In 2018, Easteal launched Legal Light Bulbs, a platform where she publishes content relating to domestic violence and sexual assault research; offering legal education and training, as well as expert court reports.

===Research===
Easteal's primary research areas are: rape law; domestic violence and the law; discrimination law; family law; sexual harassment; bullying in the workplace; cyber bullying; and access to justice for women.

She investigates the context of the law and how social structures, language, and values affect the substance and practice of the law, specifically in the areas of criminal law, family law, discrimination law, employment law and immigration law. Important aspects of her research are its applicability to real life issues such as law reform and its nexus with her teaching.
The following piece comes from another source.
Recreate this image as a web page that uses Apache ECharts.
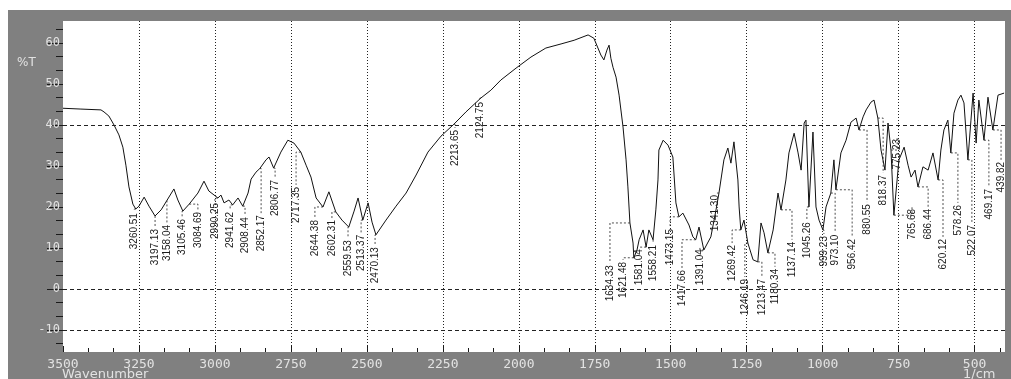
<!DOCTYPE html>
<html>
<head>
<meta charset="utf-8">
<title>IR spectrum</title>
<script src="https://cdn.jsdelivr.net/npm/echarts@6/dist/echarts.min.js"></script>
<style>
  html, body { margin: 0; padding: 0; background: #ffffff; }
  #chart { width: 1011px; height: 379px; }
</style>
</head>
<body>
<div id="chart"></div>
<script>
// Spectrum trace: wavenumber (1/cm) and transmittance (%T)
const wavenumber = [
  3500, 3441, 3375, 3365, 3349, 3332, 3316, 3303, 3293, 3283, 3270, 3260.51, 3250, 3233, 3217,
  3197.13, 3177, 3158.04, 3135, 3122, 3105.46, 3084.69, 3056, 3036, 3020, 2990.25, 2980, 2970,
  2954, 2941.62, 2924, 2908.44, 2891, 2881, 2865, 2852.17, 2832, 2822, 2806.77, 2783, 2760, 2740,
  2717.35, 2700, 2684, 2667, 2644.38, 2625, 2602.31, 2582, 2559.53, 2542, 2529, 2513.37, 2496,
  2483, 2470.13, 2437, 2404, 2371, 2338, 2299, 2256, 2213.65, 2174, 2124.75, 2092, 2059, 2009,
  1960, 1911, 1861, 1818, 1772, 1753, 1730, 1720, 1710, 1703, 1697, 1690, 1680, 1670, 1657,
  1647, 1641, 1634.33, 1624, 1621.48, 1611, 1604, 1591, 1581.04, 1572, 1558.21, 1549, 1542,
  1539, 1525, 1509, 1493, 1483, 1473.15, 1460, 1440, 1427, 1417.66, 1407, 1391.04, 1368, 1351,
  1341.30, 1325, 1312, 1302, 1292, 1279, 1275, 1269.42, 1259, 1246.19, 1229, 1213.47, 1203,
  1193, 1180.34, 1163, 1147, 1137.14, 1121, 1111, 1094, 1081, 1071, 1061, 1055, 1045.26, 1032,
  1022, 1012, 999.23, 989, 973.10, 963, 956.42, 940, 923, 907, 890, 880.55, 867, 857, 841, 831,
  818.37, 808, 795, 785, 775.23, 765.68, 749, 732, 719, 709, 696, 686.44, 670, 653, 637, 620.12,
  611, 601, 588, 578.26, 568, 555, 545, 535, 522.07, 512, 505, 495, 486, 469.17, 456, 439.82,
  423, 403
];
const transmittance = [
  44.1, 43.9, 43.7, 43.2, 42.2, 40.0, 37.6, 34.6, 30.2, 24.9, 20.7, 19.5, 20.2, 22.4, 20.2,
  17.8, 19.3, 21.6, 24.4, 21.7, 19.0, 20.7, 23.4, 26.3, 23.9, 22.2, 22.9, 21.0,
  21.7, 20.5, 22.2, 20.2, 23.4, 26.8, 28.5, 29.4, 31.5, 32.2, 29.5, 33.4, 36.3, 35.6,
  33.4, 30.2, 27.3, 22.2, 20.0, 23.7, 18.8, 16.8, 15.1, 19.0, 22.2, 16.8, 21.0,
  16.3, 13.2, 16.8, 20.2, 23.4, 27.8, 33.4, 37.3, 40.2, 43.2, 46.6, 48.5, 51.0, 53.9,
  56.6, 58.8, 59.8, 60.7, 62.0, 61.2, 57.1, 55.9, 58.3, 59.5, 56.3, 54.1, 51.7, 47.3, 39.5,
  31.5, 24.9, 16.1, 11.2, 7.6, 9.5, 12.0, 14.4, 10.2, 14.4, 12.0, 19.3, 26.6,
  33.9, 36.3, 35.1, 32.2, 21.0, 17.6, 18.5, 15.6, 12.7, 12.0, 15.1, 9.5, 12.7, 19.3,
  23.4, 31.5, 34.4, 30.7, 35.9, 26.6, 20.0, 14.4, 16.8, 11.2, 7.1, 6.6, 16.1,
  13.7, 8.8, 14.4, 23.4, 19.3, 26.6, 33.2, 38.0, 33.2, 29.0, 40.5, 41.2, 20.0, 38.3,
  20.0, 16.8, 14.4, 20.0, 23.4, 31.5, 24.2, 33.2, 36.3, 40.7, 41.7, 38.8, 42.0, 43.7, 45.6, 46.1,
  41.7, 33.9, 29.0, 40.5, 33.9, 18.0, 31.5, 34.6, 30.2, 27.3, 29.0, 24.9, 29.8, 29.0, 33.2, 26.6,
  33.9, 38.8, 41.2, 33.2, 42.9, 46.1, 47.3, 45.4, 31.5, 41.2, 47.8, 35.6, 46.1, 36.3, 46.8, 38.8,
  47.3, 47.8
];

// Picked peaks (value printed beside each one)
const peakWn = [
  3260.51, 3197.13, 3158.04, 3105.46, 3084.69, 2990.25, 2941.62, 2908.44, 2852.17, 2806.77,
  2717.35, 2644.38, 2602.31, 2559.53, 2513.37, 2470.13, 2213.65, 2124.75,
  1634.33, 1621.48, 1581.04, 1558.21, 1473.15, 1417.66, 1391.04, 1341.30, 1269.42, 1246.19,
  1213.47, 1180.34, 1137.14, 1045.26, 999.23, 973.10, 956.42, 880.55, 818.37, 775.23, 765.68,
  686.44, 620.12, 578.26, 522.07, 469.17, 439.82
];
const peakT = [
  19.5, 17.8, 21.6, 19.0, 20.7, 22.2, 20.5, 20.2, 29.4, 29.5,
  33.4, 20.0, 18.8, 15.1, 16.8, 13.2, 40.2, 46.6,
  16.1, 7.6, 10.2, 12.0, 17.6, 12.0, 9.5, 23.4, 14.4, 11.2,
  6.6, 8.8, 19.3, 20.0, 14.4, 23.4, 24.2, 38.8, 41.7, 33.9, 18.0,
  24.9, 26.6, 33.2, 31.5, 36.3, 38.8
];
// Where each peak label is set (top end of the rotated text)
const labelWn = [
  3266, 3197, 3158, 3108, 3056, 3000, 2950, 2901, 2848, 2802,
  2733, 2671, 2615, 2562, 2519, 2473, 2210, 2128,
  1700, 1657, 1604, 1558, 1502, 1463, 1404, 1354, 1298, 1256,
  1200, 1157, 1101, 1052, 996, 959, 903, 854, 801, 755, 706,
  653, 604, 555, 509, 453, 413
];
const labelT = [
  19.0, 15.1, 16.1, 17.6, 19.3, 21.5, 19.3, 18.0, 18.5, 27.1,
  25.4, 17.3, 17.3, 12.4, 13.7, 10.7, 39.3, 46.1,
  6.3, 7.1, 10.2, 11.2, 15.1, 5.1, 10.2, 23.4, 11.2, 2.9,
  2.9, 5.4, 12.0, 16.8, 13.4, 13.7, 12.7, 21.2, 28.3, 37.1, 20.0,
  20.0, 12.7, 21.0, 16.1, 24.9, 31.5
];
const peakLabels = peakWn.map(function (v) { return v.toFixed(2); });

// Axis ticks and reference lines
const xTickValues = [3500, 3250, 3000, 2750, 2500, 2250, 2000, 1750, 1500, 1250, 1000, 750, 500];
const xMinorTicks = [3416.7, 3333.3, 3166.7, 3083.3, 2916.7, 2833.3, 2666.7, 2583.3, 2416.7, 2333.3,
  2166.7, 2083.3, 1916.7, 1833.3, 1666.7, 1583.3, 1416.7, 1333.3, 1166.7, 1083.3, 916.7, 833.3,
  666.7, 583.3, 416.7];
const yTickValues = [60, 50, 40, 30, 20, 10, 0, -10];
const yMinorTicks = [63.3, 56.7, 53.3, 46.7, 43.3, 36.7, 33.3, 26.7, 23.3, 16.7, 13.3, 6.7, 3.3,
  -3.3, -6.7, -13.3];
const verticalGrid = [3250, 3000, 2750, 2500, 2250, 2000, 1750, 1500, 1250, 1000, 750, 500];
const horizontalGrid = [40, 0, -10];

const X_MIN = 400, X_MAX = 3500, Y_MIN = -15.4, Y_MAX = 65.4;
const INK = '#1a1a1a';
const PALE = '#e2e2e2';
const plain = function (v) { return String(v); };

const chart = echarts.init(document.getElementById('chart'), null, { renderer: 'canvas' });

const gridLines = verticalGrid.map(function (v) {
  return { xAxis: v, lineStyle: { type: [1, 2], color: '#222', width: 1 } };
}).concat(horizontalGrid.map(function (v) {
  return { yAxis: v, lineStyle: { type: [4, 3], color: '#222', width: 1 } };
}));

const xBase = {
  type: 'value', inverse: true, min: X_MIN, max: X_MAX, position: 'bottom',
  axisLine: { show: false, onZero: false }, splitLine: { show: false }
};
const yBase = {
  type: 'value', min: Y_MIN, max: Y_MAX, position: 'left',
  axisLine: { show: false, onZero: false }, splitLine: { show: false }
};

chart.setOption({
  animation: false,
  backgroundColor: '#ffffff',
  grid: {
    left: 63, right: 6, top: 21, bottom: 27,
    show: true, backgroundColor: '#ffffff', borderWidth: 0
  },
  graphic: [
    { type: 'rect', z: -100, shape: { x: 8, y: 10, width: 1003, height: 369 }, style: { fill: '#808080' } },
    { type: 'text', left: 17, top: 57, style: { text: '%T', fill: PALE, font: '12px "DejaVu Sans"' } },
    { type: 'text', left: 62, top: 368, style: { text: 'Wavenumber', fill: PALE, font: '13px "DejaVu Sans"' } },
    { type: 'text', left: 963, top: 368, style: { text: '1/cm', fill: PALE, font: '13px "DejaVu Sans"' } }
  ],
  xAxis: [
    Object.assign({}, xBase, {
      axisTick: { show: true, inside: true, length: 6, customValues: xTickValues, lineStyle: { color: INK } },
      axisLabel: {
        customValues: xTickValues, showMinLabel: true, showMaxLabel: true, formatter: plain,
        color: PALE, fontSize: 13, fontFamily: 'DejaVu Sans Mono', margin: 6
      }
    }),
    Object.assign({}, xBase, {
      axisTick: { show: true, inside: true, length: 4, customValues: xMinorTicks, lineStyle: { color: INK } },
      axisLabel: { show: false }
    })
  ],
  yAxis: [
    Object.assign({}, yBase, {
      axisTick: { show: true, length: 16, customValues: yTickValues, lineStyle: { color: INK } },
      axisLabel: {
        customValues: yTickValues, formatter: plain,
        color: PALE, fontSize: 12, fontFamily: 'DejaVu Sans Mono', margin: 3
      }
    }),
    Object.assign({}, yBase, {
      axisTick: { show: true, length: 7, customValues: yMinorTicks, lineStyle: { color: INK } },
      axisLabel: { show: false }
    })
  ],
  series: [
    {
      type: 'line',
      xAxisIndex: 0, yAxisIndex: 0,
      data: wavenumber.map(function (w, i) { return [w, transmittance[i]]; }),
      showSymbol: false,
      lineStyle: { color: '#111', width: 1 },
      z: 3,
      markLine: {
        silent: true, symbol: ['none', 'none'], label: { show: false },
        data: gridLines
      }
    },
    {
      type: 'custom',
      xAxisIndex: 0, yAxisIndex: 0,
      z: 4,
      data: peakWn.map(function (w, i) { return [w, peakT[i], labelWn[i], labelT[i]]; }),
      renderItem: function (params, api) {
        const p = api.coord([api.value(0), api.value(1)]);
        const c = api.coord([api.value(2), api.value(1)]);
        const a = api.coord([api.value(2), api.value(3)]);
        return {
          type: 'group',
          children: [
            {
              type: 'polyline',
              shape: { points: [p, c, a] },
              style: { stroke: '#222', lineWidth: 0.8, lineDash: [2, 2], fill: null }
            },
            {
              type: 'text',
              x: a[0], y: a[1] + 2,
              rotation: Math.PI / 2,
              style: {
                text: peakLabels[params.dataIndex],
                fill: INK,
                font: '10px "Liberation Sans"',
                align: 'right',
                verticalAlign: 'middle'
              }
            }
          ]
        };
      }
    }
  ]
});
</script>
</body>
</html>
She uses a range of empirical methodologies from these disciplines including cross-case comparison, in-depth interviews and surveys.

=== Awards ===
- Finalist - Community Award (Individual) Australian Human Rights Commission, 2012.
- ACT Women's Honour Roll, 2012.
- ACT Australian of the Year, 2010.
- Member of the Order of Australia, 2010.
- Australian Learning and Teaching Council National Award for Teaching Excellence, 2008.
- Carrick Citation, ‘For effective research-led learning approaches that engage law students in independent and critical inquiry into the complex ties between law, society and access to justice’, 2007.
- ACT Woman's Award, 2001.

==Selected works==
- Bronitt, Simon and Patricia Easteal, Rape Law in Context: Contesting the Scales of Injustice, 2018, The Federation Press: Australia
- Carline, Anna and Patricia Easteal, Domestic and Sexual Violence Against Women- Law Reform and Society: Shades of Grey, 2014, London: Routledge.
- Easteal, Patricia (ed.), Justice Connections, 2013, Newcastle: Cambridge Scholars Press.
- McOrmond-Plummer, Louise, Patricia Easteal and Jennifer Levy-Peck (eds), Intimate Partner Sexual Violence: A Multidisciplinary Approach to Survivor Support and System Change, 2013, London: Jessica Kingsley Publishers.
- Easteal, Patricia (ed.), Women and the Law in Australia, 2010, Sydney: LexisNexis.
- Easteal, Patricia and Louise McOrmond-Plummer, Real Rape, Real Pain: Help for Women Sexually Assaulted by Male Partners, 2006, Melbourne: Hybrid Publishers.
- Easteal, Patricia, Less than Equal: Women and the Australian Legal System, 2001, Sydney: Butterworths.
- Easteal, Patricia (ed.), Balancing the Scales: Rape, Law Reform and Australian Culture, 1998, Sydney: Federation Press.
- Easteal, Patricia, Shattered Dreams, Marital Violence Against Women: The Overseas-born in Australia, 1996, Melbourne: Bureau of Immigration and Multicultural Population Research.
- Easteal, Patricia, Voices of the Survivors, 1994, Melbourne: Spinifex Press.
- Easteal, Patricia, Killing the Beloved: Homicide between Adult Sexual Intimates, 1993, Canberra: Australian Institute of Criminology.
- Easteal, Patricia (ed.), Without Consent: Rape Conference Proceedings, 1993, Canberra: Australian Institute of Criminology.